Following one such dinner, Delina suggested that she take our youngest two children to the park for some after dinner exercise and perhaps some ice cream. Since she was in her eighties, we suggested that the kids did not need to go to the park. In about ten minutes, we realized that the little ones were missing and went out just in time to see Delina actually sliding down a gravel embankment in order to cross the railroad tracks to take the kids to the park. They did indeed get their ice cream in the park. When approaching little ones, Delina often chanted in a scary voice as she moved along, “Ma jambe d’or” which I have only theorized was a line from a French ghost story about a man with a golden leg.
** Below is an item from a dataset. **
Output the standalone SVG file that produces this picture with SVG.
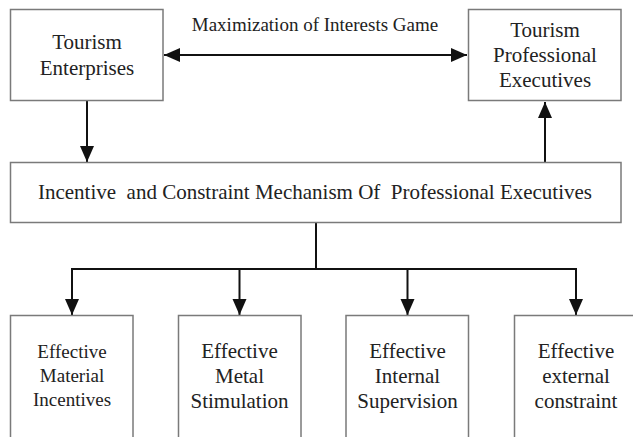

Oddly, I never observed a child who showed any fear as they were always delighted with her presence.

For the last couple years of her long lifetime, she would often ask anyone who would listen, “Why am I still here?”. After Charlie had passed away and she finally had to enter the old age home, she wondered indeed why she was still alive. I remember her asking me that very question the day before she passed away at ninety- two years of age. This morning I thought of Delina as I read very similar words written by the Apostle Paul in 2Corinthians 5: 1-2.

1 ¶ For we know that if our earthly house, this tent, is destroyed, we have a building from God, a house not made with hands, eternal in the heavens.

2 For in this we groan, earnestly desiring to be clothed with our habitation which is from heaven,

What Delina had come to understand was that we are but sojourners on this earth. The time we spend here in this world is very brief when compared to the forever of eternity. Like Delina, Paul actually groaned when wondering, no doubt, why he was still trapped here in an old weak body and not there in a new glorified body where he knew he would be for eternity. I am just beginning in the last little while to understand much more why Delina would ask the question, “Why am I still here?”.